- Born: 30 January 1914 Malo-les-Bains, Paris, France
- Died: 11 October 2000 (aged 86) Paris, France
- Known for: Painting

= Luc-Marie Bayle =

French painter

Luc-Marie Bayle (30 January 1914 – 11 October 2000) was a French naval officer, painter, and artist.

==Career==

===Youth and military career===
Bayle was born in Malo-les-Bains. He began his military career in 1932 when he entered the École Navale. After promotion he sailed on various ships and conducted campaigns to China and Africa. After attending further marine school training in Lorient, Bayle completed two missions, one in 1948 the other in 1949, to Adélie Land on the Commandant Charcot for which he became the on-board photographer, historian, and official painter. He commanded the French Navy in Polynesia from 1956 to 1958. In 1975 he was elected to the Académie de Marine.
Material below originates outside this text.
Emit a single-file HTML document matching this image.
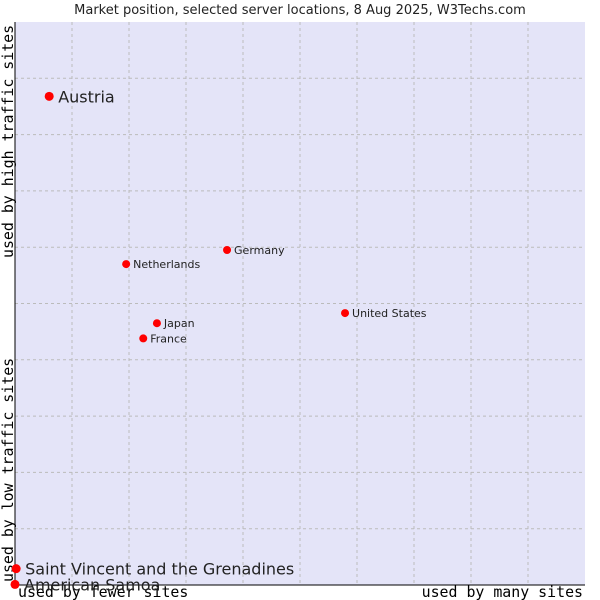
<!DOCTYPE html>
<html><head><meta charset="utf-8"><style>
body{margin:0;background:#fff;width:600px;height:600px;overflow:hidden}
svg{display:block}
</style></head><body>
<svg id="chart" width="600" height="600" font-family="'DejaVu Sans','Liberation Sans',sans-serif">
<text x="300" y="14" text-anchor="middle" font-size="13" fill="#222">Market position, selected server locations, 8 Aug 2025, W3Techs.com</text>
<rect x="15" y="22" width="570" height="563" fill="#e4e4f8"/>
<g id="grid"></g>
<path d="M15 22 V585 H585" fill="none" stroke="#000" stroke-width="1"/>
<text transform="translate(13,258) rotate(-90)" font-family="'DejaVu Sans Mono','Liberation Mono',monospace" font-size="14.9" fill="#000">used by high traffic sites</text>
<text transform="translate(13,582) rotate(-90)" font-family="'DejaVu Sans Mono','Liberation Mono',monospace" font-size="14.9" fill="#000">used by low traffic sites</text>
<text x="18" y="597" font-family="'DejaVu Sans Mono','Liberation Mono',monospace" font-size="14.9" fill="#000">used by fewer sites</text>
<text x="583" y="597" text-anchor="end" font-family="'DejaVu Sans Mono','Liberation Mono',monospace" font-size="14.9" fill="#000">used by many sites</text>
<g id="points"></g>
</svg>
<script>
const names = ["Austria","Netherlands","Germany","United States","Japan","France","Saint Vincent and the Grenadines","American Samoa"];
const xValues = [6.0,19.5,37.2,57.9,24.9,22.5,0.2,0.0];
const yValues = [86.8,57.0,59.5,48.3,46.5,43.8,2.9,0.1];
const bigLabel = [true,false,false,false,false,false,true,true];
const NS="http://www.w3.org/2000/svg";
const xs=v=>15+v*5.7, ys=v=>585-v*5.63;
const grid=document.getElementById('grid');
for(let i=1;i<10;i++){
  const v=document.createElementNS(NS,'line');
  v.setAttribute('x1',xs(i*10));v.setAttribute('x2',xs(i*10));v.setAttribute('y1',22);v.setAttribute('y2',585);
  v.setAttribute('stroke','#bbb');v.setAttribute('stroke-dasharray','3,3');
  
  
  grid.appendChild(v);
  const h=document.createElementNS(NS,'line');
  h.setAttribute('y1',ys(i*10));h.setAttribute('y2',ys(i*10));h.setAttribute('x1',15);h.setAttribute('x2',585);
  h.setAttribute('stroke','#bbb');h.setAttribute('stroke-dasharray','3,3');
  
  
  grid.appendChild(h);
}
const pts=document.getElementById('points');
names.forEach((n,i)=>{
  const g=document.createElementNS(NS,'g');
  
  
  const x=xs(xValues[i]), y=ys(yValues[i]);
  const c=document.createElementNS(NS,'circle');
  c.setAttribute('cx',x);c.setAttribute('cy',y);c.setAttribute('r',bigLabel[i]?4.5:4);c.setAttribute('fill','#f00');
  
  
  g.appendChild(c);
  const t=document.createElementNS(NS,'text');
  t.setAttribute('x',x+(bigLabel[i]?9:7));t.setAttribute('y',y+(bigLabel[i]?6:4));
  t.setAttribute('font-size',bigLabel[i]?16:11);t.setAttribute('fill','#222');
  t.textContent=n;
  
  
  g.appendChild(t);
  pts.appendChild(g);
});
</script>
</body></html>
===Museum and historical work===
In 1954 Bayle created a large model aircraft carrier on the Seine in order to demonstrate the complexity of the equipment and electronics involved. He was the director of the Musée national de la Marine in Paris from 1972 to 1980 and created the concept of a "port-museum", especially in Port-Louis, near Lorient. He was particularly interested in historic ships such as the Großherzogin Elisabeth, a three-masted war-damaged ship which was brought back to Brest in 1946 and renamed the Duchesse Anne. After serving in the Navy the ship sank into neglect. After an initial restoration project funded by the Port-Louis museum, Bayle launched a new call for the rescue of the Duchess Anne in February 1979, deeming her condition to be critical. It was ultimately Dunkirk that restored the ship in 1980/81, where it remains on display. Bayle founded the French maritime heritage preservation association "AMERAMI" in 1975.

===Artistry===
Bayle drew and painted, mostly in watercolors, beginning with his first expedition to China where he developed his talent in this discipline. Other locations included in this collection are Tahiti, Moorea, Bora Bora and Mangareva, as well as the less frequented Île Saint-Paul, Macquarie Island, Kerguelen Islands, and the Balleny Islands. His works are complemented by rag sewn tapestries, posters, and advertisements. He also illustrated many books.

Bayle was appointed Peintre de la Marine in 1944. After the war ended he received an order for a tapestry for the officers of the Rue Royale. Due to his lack of funds, the Naval police provided him with a bundle of material and a team of seamstresses to perform the work. In the 1948 mission to Adélie Land, Commander Max Jacques Henri Douguet accepted Bayle on board with the prevision that he learn how to use a film camera. During the three months of travel Bayle not only learned how to film, he also composed a tapestry commemorating the arrival of Jules Dumont d'Urville to the territory in 1840. In addition to writing a diary covering the first two Adélie Land expeditions, Bayle wrote Le Voyage de la Nouvelle Incomprise recounting the same events. From 1960 to 1972, with Hervé Baille Bayle, he created a publishing company (B & B). After designing the logo for the legendary ship Calypso, he conceived and designed the crystal sword used for Jacques Cousteau's official Académie française reception in 1989.

==Death an legacy==
Bayle died on 11 October 2000 in Paris. On 1 January 2003, the Universal Postal Union issued a stamp in his honour.

==Awards==
- Officier de la Légion d'honneur
- Officier du Ordre du Mérite Maritime
- Officier des Ordre des Palmes Académiques

==Works==

===Illustrated books===
- Marcelle Vioux, Jeanne d'Arc, 1942
- Jean Variot, Les Coursiers de Sainte-Hélène, 1944
- Pierre Dubard, Le Charcot et La Terre Adélie, France Empire, 1951
- Jacques Mordal, La Marine en bois, Paris, Fayard, 1975

===Bibliography===
- Luc-Marie Bayle, Chemin de Croix, Paris : ed. Lahure, 1943
- Luc-Marie Bayle, in collaboration with Pierre Dubard, Le Charcot et la Terre Adélie, Paris : France-Empire, 1951
- Luc-Marie Bayle, Le Voyage de la Nouvelle-Incomprise, Paris : ed. Ozanne, 1953
- Luc-Marie Bayle, Les corvettes FNFL, Paris : Service historique de la marine, 1966
- Luc-Marie Bayle, in collaboration with Hervé Cras, La Marine en bois, Paris : Fayard, 1978
- Luc-Marie Bayle, Mathurin Méheut, Rennes : Éd. Ouest-France, 1984

===Film===
Bayle directed and edited a 25 minute film depicting the 1948 and 1949 Adélie Land missions. The film is held at ECPAD.